start

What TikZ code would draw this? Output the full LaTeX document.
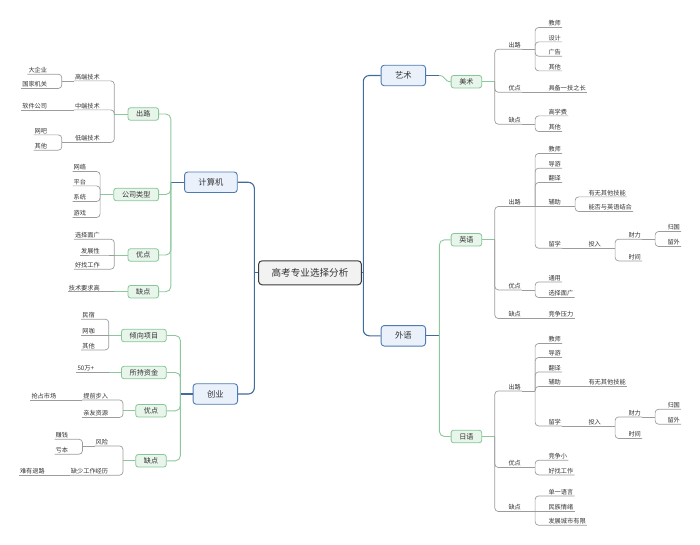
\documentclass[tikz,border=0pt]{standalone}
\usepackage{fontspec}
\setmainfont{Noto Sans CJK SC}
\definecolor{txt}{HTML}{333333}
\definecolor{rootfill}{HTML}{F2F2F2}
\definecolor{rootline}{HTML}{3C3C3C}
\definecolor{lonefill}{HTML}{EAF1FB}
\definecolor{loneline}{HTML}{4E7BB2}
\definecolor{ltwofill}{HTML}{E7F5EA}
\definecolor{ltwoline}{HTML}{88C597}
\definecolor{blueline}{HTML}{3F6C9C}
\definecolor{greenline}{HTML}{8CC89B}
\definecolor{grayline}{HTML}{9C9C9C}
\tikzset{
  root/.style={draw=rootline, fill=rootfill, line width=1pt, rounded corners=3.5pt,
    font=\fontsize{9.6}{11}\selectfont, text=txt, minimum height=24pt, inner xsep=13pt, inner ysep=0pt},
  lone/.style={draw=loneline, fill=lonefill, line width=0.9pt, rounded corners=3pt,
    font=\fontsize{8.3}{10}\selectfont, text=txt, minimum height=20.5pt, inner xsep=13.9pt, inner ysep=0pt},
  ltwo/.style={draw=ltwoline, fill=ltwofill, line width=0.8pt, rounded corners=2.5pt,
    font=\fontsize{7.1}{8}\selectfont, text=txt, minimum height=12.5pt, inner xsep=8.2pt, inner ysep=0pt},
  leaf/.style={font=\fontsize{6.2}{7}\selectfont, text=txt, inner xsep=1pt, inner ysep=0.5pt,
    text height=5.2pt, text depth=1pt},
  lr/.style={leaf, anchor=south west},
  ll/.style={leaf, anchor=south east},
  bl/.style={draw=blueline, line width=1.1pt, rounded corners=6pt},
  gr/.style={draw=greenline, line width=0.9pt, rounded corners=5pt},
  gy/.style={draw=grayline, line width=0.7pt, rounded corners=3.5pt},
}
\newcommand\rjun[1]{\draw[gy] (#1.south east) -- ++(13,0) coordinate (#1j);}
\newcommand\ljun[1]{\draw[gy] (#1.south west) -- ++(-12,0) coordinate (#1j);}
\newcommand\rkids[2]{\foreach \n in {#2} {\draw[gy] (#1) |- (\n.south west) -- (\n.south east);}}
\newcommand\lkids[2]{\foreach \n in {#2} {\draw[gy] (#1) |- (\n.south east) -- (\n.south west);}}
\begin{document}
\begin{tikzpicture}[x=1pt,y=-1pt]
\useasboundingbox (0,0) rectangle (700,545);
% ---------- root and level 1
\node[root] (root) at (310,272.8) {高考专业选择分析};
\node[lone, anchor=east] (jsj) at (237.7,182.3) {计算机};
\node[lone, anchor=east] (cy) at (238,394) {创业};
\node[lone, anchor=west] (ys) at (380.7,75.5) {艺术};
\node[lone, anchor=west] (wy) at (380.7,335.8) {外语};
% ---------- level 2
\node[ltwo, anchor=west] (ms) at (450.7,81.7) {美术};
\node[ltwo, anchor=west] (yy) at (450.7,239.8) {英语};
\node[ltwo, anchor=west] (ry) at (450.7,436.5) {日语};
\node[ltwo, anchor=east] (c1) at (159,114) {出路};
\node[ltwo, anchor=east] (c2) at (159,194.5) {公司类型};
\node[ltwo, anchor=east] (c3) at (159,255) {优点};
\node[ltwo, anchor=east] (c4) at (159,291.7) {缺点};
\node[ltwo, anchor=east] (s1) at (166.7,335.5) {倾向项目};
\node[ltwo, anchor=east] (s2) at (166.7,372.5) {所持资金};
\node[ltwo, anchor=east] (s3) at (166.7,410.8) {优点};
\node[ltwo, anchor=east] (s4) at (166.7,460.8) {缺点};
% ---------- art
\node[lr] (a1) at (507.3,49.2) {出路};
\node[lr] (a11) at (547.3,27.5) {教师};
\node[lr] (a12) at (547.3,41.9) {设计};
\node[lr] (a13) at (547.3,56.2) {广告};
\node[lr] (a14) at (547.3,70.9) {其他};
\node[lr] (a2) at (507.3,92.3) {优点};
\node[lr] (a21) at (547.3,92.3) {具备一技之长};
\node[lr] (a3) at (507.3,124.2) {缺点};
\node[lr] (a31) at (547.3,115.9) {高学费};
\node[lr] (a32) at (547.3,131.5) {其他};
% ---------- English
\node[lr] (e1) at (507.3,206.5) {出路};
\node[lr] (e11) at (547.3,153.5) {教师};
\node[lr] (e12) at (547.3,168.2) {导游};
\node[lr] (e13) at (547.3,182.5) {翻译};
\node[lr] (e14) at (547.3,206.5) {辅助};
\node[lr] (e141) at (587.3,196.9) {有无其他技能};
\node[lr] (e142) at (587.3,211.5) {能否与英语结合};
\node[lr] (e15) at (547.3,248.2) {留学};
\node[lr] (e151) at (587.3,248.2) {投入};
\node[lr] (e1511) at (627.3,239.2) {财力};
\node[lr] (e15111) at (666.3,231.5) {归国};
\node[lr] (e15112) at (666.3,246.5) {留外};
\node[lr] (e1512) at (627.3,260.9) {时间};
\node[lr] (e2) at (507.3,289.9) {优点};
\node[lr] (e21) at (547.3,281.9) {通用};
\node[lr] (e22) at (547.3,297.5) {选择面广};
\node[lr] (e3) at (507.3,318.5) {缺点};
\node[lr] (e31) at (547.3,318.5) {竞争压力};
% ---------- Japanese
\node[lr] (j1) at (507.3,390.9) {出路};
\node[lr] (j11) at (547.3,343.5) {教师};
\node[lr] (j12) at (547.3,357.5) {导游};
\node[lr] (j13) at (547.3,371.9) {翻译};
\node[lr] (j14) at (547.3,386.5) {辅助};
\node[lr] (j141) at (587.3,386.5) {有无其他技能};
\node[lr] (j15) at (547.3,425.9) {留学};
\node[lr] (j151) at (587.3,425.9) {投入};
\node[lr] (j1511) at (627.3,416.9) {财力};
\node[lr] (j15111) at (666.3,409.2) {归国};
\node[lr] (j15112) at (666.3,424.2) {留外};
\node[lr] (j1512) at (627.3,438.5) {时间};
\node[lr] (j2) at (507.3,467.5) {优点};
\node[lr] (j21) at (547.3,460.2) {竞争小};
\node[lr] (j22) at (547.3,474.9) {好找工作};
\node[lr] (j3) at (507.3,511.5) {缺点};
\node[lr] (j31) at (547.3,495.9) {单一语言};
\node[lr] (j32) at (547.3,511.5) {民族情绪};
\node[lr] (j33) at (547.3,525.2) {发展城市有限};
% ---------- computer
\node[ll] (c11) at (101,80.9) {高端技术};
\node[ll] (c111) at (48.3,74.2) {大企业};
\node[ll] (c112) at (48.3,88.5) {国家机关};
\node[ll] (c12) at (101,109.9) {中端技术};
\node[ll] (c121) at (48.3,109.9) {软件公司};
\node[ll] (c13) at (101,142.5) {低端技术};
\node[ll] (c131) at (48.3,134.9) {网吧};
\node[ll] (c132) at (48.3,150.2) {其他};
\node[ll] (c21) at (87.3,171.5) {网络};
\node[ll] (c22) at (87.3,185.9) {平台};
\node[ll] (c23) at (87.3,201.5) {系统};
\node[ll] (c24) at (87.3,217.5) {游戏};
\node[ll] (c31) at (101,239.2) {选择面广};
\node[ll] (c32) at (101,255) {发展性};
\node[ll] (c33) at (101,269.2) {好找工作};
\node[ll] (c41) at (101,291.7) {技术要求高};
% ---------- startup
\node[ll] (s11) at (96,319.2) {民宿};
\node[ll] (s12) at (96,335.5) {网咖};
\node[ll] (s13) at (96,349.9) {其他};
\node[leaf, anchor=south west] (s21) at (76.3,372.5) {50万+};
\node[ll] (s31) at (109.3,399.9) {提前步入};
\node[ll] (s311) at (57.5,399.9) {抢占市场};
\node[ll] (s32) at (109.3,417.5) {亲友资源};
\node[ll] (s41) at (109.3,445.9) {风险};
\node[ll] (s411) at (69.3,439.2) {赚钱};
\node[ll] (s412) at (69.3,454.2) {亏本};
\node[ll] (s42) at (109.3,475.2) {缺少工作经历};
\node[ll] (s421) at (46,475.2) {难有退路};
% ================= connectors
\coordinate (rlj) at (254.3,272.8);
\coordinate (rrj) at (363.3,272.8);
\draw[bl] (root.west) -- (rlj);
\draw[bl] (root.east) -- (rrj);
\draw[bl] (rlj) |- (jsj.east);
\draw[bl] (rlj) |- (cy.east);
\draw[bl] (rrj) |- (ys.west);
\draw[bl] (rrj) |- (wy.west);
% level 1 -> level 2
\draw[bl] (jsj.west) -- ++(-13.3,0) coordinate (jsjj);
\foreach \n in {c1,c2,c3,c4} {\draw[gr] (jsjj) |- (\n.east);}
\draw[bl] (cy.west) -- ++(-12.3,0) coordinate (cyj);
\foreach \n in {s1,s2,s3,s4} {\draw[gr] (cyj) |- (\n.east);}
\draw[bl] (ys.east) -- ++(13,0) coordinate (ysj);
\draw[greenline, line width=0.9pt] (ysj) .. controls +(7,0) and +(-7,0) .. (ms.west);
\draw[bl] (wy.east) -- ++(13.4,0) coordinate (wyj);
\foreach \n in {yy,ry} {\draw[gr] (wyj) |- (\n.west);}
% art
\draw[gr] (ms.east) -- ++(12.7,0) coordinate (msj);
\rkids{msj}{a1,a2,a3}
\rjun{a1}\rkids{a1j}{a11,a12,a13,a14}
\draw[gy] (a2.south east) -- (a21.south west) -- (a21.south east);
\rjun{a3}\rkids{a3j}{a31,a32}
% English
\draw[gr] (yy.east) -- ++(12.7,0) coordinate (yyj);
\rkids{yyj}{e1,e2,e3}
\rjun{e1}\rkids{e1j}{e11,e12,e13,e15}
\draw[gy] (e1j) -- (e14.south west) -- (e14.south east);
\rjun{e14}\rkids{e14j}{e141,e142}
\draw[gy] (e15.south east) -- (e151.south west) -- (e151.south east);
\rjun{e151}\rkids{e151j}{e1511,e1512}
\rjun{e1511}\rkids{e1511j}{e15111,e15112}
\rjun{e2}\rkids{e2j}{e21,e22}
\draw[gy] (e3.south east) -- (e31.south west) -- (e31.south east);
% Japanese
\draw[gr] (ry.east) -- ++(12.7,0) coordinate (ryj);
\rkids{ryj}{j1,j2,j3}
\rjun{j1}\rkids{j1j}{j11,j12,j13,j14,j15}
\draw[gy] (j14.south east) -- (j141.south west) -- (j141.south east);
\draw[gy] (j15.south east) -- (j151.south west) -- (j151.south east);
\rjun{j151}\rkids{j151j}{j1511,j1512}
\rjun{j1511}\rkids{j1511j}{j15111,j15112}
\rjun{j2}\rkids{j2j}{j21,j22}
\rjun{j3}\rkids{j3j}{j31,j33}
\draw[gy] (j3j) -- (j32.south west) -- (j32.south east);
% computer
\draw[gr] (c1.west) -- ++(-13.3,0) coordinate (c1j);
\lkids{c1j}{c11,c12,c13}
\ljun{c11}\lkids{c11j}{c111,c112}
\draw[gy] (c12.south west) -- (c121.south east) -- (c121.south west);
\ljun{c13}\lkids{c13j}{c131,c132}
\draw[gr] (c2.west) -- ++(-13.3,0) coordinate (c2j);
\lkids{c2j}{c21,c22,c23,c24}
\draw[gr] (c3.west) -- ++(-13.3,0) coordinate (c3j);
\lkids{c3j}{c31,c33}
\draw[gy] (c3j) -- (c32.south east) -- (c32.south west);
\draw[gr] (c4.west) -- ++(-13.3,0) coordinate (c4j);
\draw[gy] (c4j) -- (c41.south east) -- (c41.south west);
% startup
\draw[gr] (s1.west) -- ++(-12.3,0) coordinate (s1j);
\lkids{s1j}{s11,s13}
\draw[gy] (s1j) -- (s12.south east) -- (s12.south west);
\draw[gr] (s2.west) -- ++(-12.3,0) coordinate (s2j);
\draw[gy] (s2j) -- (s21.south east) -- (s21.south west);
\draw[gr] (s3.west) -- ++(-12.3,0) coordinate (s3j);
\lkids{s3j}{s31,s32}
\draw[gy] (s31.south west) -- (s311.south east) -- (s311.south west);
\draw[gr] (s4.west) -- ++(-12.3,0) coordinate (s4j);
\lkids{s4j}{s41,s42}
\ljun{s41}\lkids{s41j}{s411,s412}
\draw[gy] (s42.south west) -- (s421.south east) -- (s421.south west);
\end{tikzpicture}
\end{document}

end
start

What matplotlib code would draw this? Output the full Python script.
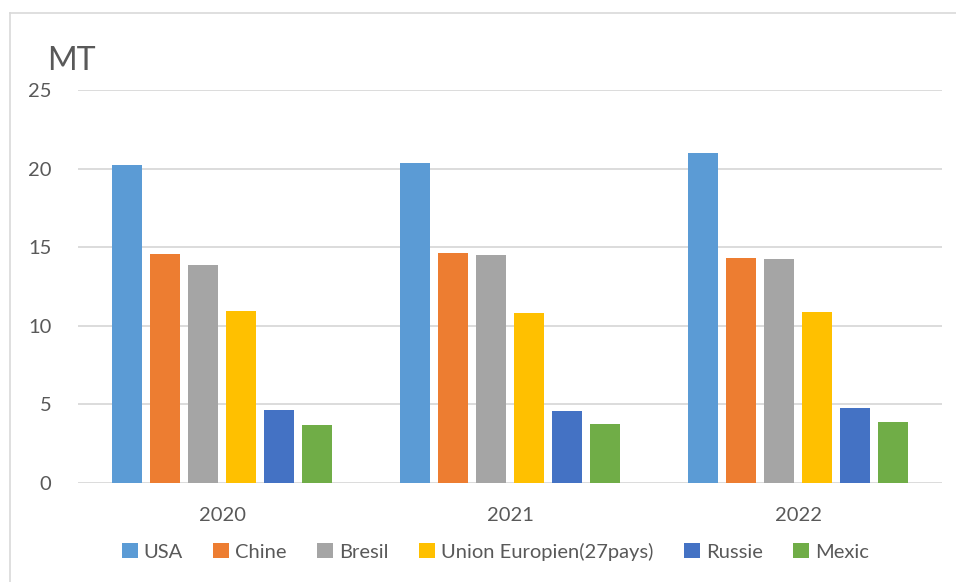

end
start

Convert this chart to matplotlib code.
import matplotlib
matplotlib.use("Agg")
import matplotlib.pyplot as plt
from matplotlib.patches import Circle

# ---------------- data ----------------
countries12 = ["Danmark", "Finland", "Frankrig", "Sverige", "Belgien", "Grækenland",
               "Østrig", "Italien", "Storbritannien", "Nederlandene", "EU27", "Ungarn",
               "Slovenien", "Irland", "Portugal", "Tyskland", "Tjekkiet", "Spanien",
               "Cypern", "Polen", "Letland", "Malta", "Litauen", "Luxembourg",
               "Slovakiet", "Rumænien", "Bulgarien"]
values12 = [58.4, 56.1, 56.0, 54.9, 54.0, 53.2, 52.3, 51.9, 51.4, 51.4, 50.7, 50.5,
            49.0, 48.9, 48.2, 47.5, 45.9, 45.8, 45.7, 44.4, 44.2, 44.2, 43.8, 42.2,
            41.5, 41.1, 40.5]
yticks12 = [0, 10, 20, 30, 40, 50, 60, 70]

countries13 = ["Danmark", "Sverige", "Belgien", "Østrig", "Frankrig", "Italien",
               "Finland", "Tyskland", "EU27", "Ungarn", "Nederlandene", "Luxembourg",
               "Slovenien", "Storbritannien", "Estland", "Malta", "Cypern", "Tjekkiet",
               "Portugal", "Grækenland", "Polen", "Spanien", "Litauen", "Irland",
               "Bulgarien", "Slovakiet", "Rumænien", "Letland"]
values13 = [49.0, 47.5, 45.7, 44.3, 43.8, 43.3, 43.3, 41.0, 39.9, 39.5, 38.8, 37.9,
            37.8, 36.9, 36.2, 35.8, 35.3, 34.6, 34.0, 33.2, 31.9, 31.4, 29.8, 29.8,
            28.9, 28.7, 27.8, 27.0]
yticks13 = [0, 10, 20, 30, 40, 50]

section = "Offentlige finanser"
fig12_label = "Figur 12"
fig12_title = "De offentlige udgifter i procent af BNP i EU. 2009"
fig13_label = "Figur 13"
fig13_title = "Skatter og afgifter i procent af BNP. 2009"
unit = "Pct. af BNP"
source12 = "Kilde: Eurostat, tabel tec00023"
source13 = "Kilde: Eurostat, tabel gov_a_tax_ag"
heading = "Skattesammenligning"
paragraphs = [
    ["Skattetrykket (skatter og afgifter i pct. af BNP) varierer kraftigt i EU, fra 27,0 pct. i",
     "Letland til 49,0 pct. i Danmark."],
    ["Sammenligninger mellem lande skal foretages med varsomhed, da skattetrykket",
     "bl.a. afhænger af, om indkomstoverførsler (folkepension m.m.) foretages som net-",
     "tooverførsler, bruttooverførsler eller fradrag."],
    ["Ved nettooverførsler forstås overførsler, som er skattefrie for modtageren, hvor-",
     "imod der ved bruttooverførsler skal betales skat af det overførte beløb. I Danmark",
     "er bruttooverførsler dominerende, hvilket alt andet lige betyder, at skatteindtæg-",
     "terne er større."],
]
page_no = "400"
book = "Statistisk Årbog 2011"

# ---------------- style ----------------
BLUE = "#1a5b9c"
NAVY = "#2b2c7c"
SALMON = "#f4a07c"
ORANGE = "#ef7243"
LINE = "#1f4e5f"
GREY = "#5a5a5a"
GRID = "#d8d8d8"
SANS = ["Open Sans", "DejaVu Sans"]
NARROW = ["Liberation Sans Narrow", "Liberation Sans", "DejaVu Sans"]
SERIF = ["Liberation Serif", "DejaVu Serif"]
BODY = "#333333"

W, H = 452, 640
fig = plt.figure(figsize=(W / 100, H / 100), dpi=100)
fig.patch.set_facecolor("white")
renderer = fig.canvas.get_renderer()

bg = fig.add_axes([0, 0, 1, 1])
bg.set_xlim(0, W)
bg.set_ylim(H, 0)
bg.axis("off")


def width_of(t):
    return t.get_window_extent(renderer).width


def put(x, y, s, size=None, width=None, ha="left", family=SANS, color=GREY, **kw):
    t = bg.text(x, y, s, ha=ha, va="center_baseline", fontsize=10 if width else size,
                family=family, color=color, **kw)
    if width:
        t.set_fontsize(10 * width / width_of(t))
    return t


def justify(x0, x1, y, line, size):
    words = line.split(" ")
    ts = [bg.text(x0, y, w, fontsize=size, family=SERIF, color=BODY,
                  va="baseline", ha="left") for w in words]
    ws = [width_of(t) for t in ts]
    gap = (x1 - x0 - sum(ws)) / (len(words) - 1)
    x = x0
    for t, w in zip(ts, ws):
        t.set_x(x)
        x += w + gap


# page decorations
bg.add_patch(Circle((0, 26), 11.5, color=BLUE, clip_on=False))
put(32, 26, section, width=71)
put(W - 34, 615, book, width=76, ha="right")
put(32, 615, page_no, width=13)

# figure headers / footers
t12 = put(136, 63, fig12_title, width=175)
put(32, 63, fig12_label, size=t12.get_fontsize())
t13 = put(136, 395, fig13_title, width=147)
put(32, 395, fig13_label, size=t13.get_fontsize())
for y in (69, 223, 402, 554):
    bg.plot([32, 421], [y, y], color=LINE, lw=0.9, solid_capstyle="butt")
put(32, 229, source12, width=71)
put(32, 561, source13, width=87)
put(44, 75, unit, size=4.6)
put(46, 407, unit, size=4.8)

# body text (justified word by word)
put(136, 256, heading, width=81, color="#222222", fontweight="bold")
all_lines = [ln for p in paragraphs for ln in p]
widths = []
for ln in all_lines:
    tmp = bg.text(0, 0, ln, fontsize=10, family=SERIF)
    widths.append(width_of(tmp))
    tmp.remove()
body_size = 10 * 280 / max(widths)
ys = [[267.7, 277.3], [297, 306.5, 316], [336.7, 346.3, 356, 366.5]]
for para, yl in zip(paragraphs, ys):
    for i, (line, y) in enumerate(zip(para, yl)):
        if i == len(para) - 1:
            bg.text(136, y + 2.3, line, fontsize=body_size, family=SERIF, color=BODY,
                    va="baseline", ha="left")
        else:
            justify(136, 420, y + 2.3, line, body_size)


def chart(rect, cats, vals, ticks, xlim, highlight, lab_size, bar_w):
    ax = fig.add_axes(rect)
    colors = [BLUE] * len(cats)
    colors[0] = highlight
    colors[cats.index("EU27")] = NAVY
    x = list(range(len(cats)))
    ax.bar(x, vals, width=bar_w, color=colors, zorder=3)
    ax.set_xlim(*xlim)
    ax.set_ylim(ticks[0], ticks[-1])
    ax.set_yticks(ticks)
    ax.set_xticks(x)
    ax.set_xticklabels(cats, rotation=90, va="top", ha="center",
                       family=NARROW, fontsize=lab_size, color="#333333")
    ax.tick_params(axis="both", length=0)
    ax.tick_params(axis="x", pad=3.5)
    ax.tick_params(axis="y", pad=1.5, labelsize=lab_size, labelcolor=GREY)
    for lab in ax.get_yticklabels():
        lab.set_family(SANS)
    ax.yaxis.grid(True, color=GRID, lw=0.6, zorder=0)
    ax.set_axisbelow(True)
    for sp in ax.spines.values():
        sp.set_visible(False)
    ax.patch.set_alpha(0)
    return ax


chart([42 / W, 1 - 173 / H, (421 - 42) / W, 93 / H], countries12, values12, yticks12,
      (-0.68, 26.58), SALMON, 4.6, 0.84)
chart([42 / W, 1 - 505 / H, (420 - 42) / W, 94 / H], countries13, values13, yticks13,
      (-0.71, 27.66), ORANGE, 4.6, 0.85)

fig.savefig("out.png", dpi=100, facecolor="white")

end

### Problem to solve
Out of the material above, gather each line where "chart" appears.

### Expected answer
Convert this chart to matplotlib code.
def chart(rect, cats, vals, ticks, xlim, highlight, lab_size, bar_w):
chart([42 / W, 1 - 173 / H, (421 - 42) / W, 93 / H], countries12, values12, yticks12,
chart([42 / W, 1 - 505 / H, (420 - 42) / W, 94 / H], countries13, values13, yticks13,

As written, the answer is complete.